This Is About.

It's a digital age, man. So to you we present our virtual talk show of Nonsense: The Silly. The Beautiful. The True. In our own words or those quoted by others. With our own art or that created by others. We will laugh. We will smile. We will entertain you all the while. So grab a drink, come in and let's chat. We'd like to meet you, your mama, and your hot cousin Fred.


Little Bundle of Meat

*always always loving the New Yorker cartoons. Little known fact: we are kind of a huge cartoon loving dork. We also draw them, hehe.

We nanny for several different lovely city families. And we love it. We really do. Our heart bursts with joy when reading children's stories and poems while holding little hands and young folks in our lap.

One busy mom of four whom we know, recently had a darling baby boy. Her day to day life consists mainly of...dirty diapers. Snack. Laundry. Cleaning. Play date. The faucet is overflowing. Annie just swallowed a penny. John peed his pants. Paul is crying. Stephen is hungry. Annie just licked a battery. Stephen threw up on Paul. Paul is naked and fingerpainting himself. Dirty diaper. Rinse, and repeat.

So it came as no surprise when this Super Mama told us about a recent exchange with a neighbor from one trash can to another. She had put everything out for pickup and waited until the last minute to toss out some nasty rotten food.
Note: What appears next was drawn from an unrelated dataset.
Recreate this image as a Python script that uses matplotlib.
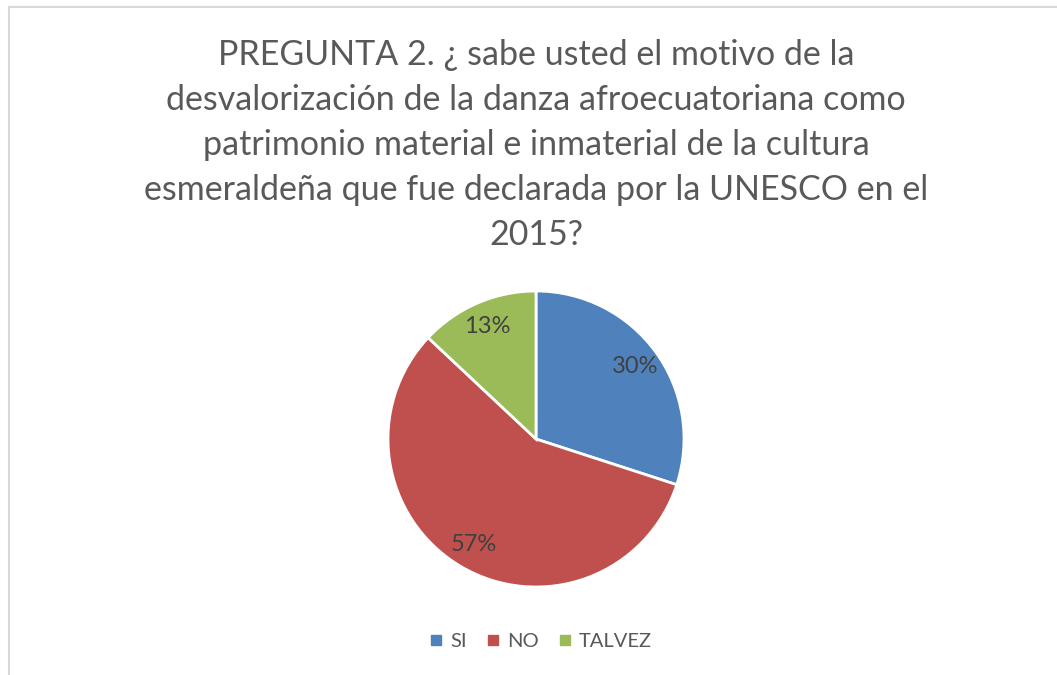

Neighbor: "So- what'd ya have??"
Super Ma: "Oh, just some old meat...really smelly."
Neighbor: "No- the baby. I meant the baby."
Super Ma: "Yes, of course! Oh. A boy. We had a boy."


1 comment:

judithe & francine said...

This is effing hilarious, Frank. But question: How do you KNOW she wasn't REALLY talking about her baby? Freud would have a field day, yo.